* [Collected data]:
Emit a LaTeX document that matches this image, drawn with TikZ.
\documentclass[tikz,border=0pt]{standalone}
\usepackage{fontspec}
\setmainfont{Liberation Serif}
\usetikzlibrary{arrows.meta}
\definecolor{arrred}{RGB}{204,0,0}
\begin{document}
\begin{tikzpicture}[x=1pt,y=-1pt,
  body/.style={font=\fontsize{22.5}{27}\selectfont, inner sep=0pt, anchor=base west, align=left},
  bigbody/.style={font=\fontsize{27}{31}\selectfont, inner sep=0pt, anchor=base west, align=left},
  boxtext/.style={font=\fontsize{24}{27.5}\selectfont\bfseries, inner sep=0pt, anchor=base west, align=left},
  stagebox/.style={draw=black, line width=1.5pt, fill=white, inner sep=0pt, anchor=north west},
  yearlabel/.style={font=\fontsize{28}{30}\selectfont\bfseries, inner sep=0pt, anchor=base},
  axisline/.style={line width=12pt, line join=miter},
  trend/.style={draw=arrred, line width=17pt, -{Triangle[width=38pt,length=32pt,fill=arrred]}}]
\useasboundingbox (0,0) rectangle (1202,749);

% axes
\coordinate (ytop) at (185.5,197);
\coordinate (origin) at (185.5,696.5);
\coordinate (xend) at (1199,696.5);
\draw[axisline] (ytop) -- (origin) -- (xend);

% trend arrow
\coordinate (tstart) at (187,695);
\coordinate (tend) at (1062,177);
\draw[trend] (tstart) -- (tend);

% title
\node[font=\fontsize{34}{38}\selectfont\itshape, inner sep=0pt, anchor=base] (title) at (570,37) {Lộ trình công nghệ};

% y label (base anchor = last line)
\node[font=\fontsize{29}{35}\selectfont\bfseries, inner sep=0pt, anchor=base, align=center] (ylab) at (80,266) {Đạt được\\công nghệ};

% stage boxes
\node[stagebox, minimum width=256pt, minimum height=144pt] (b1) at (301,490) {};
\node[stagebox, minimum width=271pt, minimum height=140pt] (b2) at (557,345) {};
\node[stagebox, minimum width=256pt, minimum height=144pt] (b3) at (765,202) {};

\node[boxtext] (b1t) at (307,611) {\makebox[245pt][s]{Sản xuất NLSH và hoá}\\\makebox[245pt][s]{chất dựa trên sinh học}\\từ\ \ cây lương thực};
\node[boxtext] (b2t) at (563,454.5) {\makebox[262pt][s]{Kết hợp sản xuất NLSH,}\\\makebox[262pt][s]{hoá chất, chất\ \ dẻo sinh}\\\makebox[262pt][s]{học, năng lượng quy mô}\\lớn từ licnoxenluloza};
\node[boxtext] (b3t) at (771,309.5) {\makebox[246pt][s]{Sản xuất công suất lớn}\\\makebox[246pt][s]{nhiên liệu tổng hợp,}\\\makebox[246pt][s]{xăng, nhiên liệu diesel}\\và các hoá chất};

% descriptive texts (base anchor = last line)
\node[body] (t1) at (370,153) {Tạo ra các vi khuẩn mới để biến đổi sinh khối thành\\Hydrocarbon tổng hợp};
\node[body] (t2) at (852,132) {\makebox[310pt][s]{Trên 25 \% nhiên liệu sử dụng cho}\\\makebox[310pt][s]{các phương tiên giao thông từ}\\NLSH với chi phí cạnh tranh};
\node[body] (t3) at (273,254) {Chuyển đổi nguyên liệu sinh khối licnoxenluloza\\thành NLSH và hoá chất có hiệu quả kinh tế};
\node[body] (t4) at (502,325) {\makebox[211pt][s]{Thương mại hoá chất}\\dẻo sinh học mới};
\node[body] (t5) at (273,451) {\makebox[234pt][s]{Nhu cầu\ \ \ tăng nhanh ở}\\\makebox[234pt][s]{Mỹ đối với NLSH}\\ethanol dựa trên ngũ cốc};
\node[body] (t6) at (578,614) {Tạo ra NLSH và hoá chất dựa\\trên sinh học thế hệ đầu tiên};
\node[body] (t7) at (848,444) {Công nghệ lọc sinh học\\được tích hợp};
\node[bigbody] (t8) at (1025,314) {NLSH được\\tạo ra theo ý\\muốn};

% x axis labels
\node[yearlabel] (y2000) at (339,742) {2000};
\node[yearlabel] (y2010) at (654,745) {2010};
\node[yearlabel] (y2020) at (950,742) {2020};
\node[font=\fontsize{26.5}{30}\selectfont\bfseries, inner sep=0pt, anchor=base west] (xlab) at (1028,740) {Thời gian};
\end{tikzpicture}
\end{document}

* [What you will do]: Copy out all of the lines above exactly.

* [Response]:
Emit a LaTeX document that matches this image, drawn with TikZ.
\documentclass[tikz,border=0pt]{standalone}
\usepackage{fontspec}
\setmainfont{Liberation Serif}
\usetikzlibrary{arrows.meta}
\definecolor{arrred}{RGB}{204,0,0}
\begin{document}
\begin{tikzpicture}[x=1pt,y=-1pt,
  body/.style={font=\fontsize{22.5}{27}\selectfont, inner sep=0pt, anchor=base west, align=left},
  bigbody/.style={font=\fontsize{27}{31}\selectfont, inner sep=0pt, anchor=base west, align=left},
  boxtext/.style={font=\fontsize{24}{27.5}\selectfont\bfseries, inner sep=0pt, anchor=base west, align=left},
  stagebox/.style={draw=black, line width=1.5pt, fill=white, inner sep=0pt, anchor=north west},
  yearlabel/.style={font=\fontsize{28}{30}\selectfont\bfseries, inner sep=0pt, anchor=base},
  axisline/.style={line width=12pt, line join=miter},
  trend/.style={draw=arrred, line width=17pt, -{Triangle[width=38pt,length=32pt,fill=arrred]}}]
\useasboundingbox (0,0) rectangle (1202,749);

% axes
\coordinate (ytop) at (185.5,197);
\coordinate (origin) at (185.5,696.5);
\coordinate (xend) at (1199,696.5);
\draw[axisline] (ytop) -- (origin) -- (xend);

% trend arrow
\coordinate (tstart) at (187,695);
\coordinate (tend) at (1062,177);
\draw[trend] (tstart) -- (tend);

% title
\node[font=\fontsize{34}{38}\selectfont\itshape, inner sep=0pt, anchor=base] (title) at (570,37) {Lộ trình công nghệ};

% y label (base anchor = last line)
\node[font=\fontsize{29}{35}\selectfont\bfseries, inner sep=0pt, anchor=base, align=center] (ylab) at (80,266) {Đạt được\\công nghệ};

% stage boxes
\node[stagebox, minimum width=256pt, minimum height=144pt] (b1) at (301,490) {};
\node[stagebox, minimum width=271pt, minimum height=140pt] (b2) at (557,345) {};
\node[stagebox, minimum width=256pt, minimum height=144pt] (b3) at (765,202) {};

\node[boxtext] (b1t) at (307,611) {\makebox[245pt][s]{Sản xuất NLSH và hoá}\\\makebox[245pt][s]{chất dựa trên sinh học}\\từ\ \ cây lương thực};
\node[boxtext] (b2t) at (563,454.5) {\makebox[262pt][s]{Kết hợp sản xuất NLSH,}\\\makebox[262pt][s]{hoá chất, chất\ \ dẻo sinh}\\\makebox[262pt][s]{học, năng lượng quy mô}\\lớn từ licnoxenluloza};
\node[boxtext] (b3t) at (771,309.5) {\makebox[246pt][s]{Sản xuất công suất lớn}\\\makebox[246pt][s]{nhiên liệu tổng hợp,}\\\makebox[246pt][s]{xăng, nhiên liệu diesel}\\và các hoá chất};

% descriptive texts (base anchor = last line)
\node[body] (t1) at (370,153) {Tạo ra các vi khuẩn mới để biến đổi sinh khối thành\\Hydrocarbon tổng hợp};
\node[body] (t2) at (852,132) {\makebox[310pt][s]{Trên 25 \% nhiên liệu sử dụng cho}\\\makebox[310pt][s]{các phương tiên giao thông từ}\\NLSH với chi phí cạnh tranh};
\node[body] (t3) at (273,254) {Chuyển đổi nguyên liệu sinh khối licnoxenluloza\\thành NLSH và hoá chất có hiệu quả kinh tế};
\node[body] (t4) at (502,325) {\makebox[211pt][s]{Thương mại hoá chất}\\dẻo sinh học mới};
\node[body] (t5) at (273,451) {\makebox[234pt][s]{Nhu cầu\ \ \ tăng nhanh ở}\\\makebox[234pt][s]{Mỹ đối với NLSH}\\ethanol dựa trên ngũ cốc};
\node[body] (t6) at (578,614) {Tạo ra NLSH và hoá chất dựa\\trên sinh học thế hệ đầu tiên};
\node[body] (t7) at (848,444) {Công nghệ lọc sinh học\\được tích hợp};
\node[bigbody] (t8) at (1025,314) {NLSH được\\tạo ra theo ý\\muốn};

% x axis labels
\node[yearlabel] (y2000) at (339,742) {2000};
\node[yearlabel] (y2010) at (654,745) {2010};
\node[yearlabel] (y2020) at (950,742) {2020};
\node[font=\fontsize{26.5}{30}\selectfont\bfseries, inner sep=0pt, anchor=base west] (xlab) at (1028,740) {Thời gian};
\end{tikzpicture}
\end{document}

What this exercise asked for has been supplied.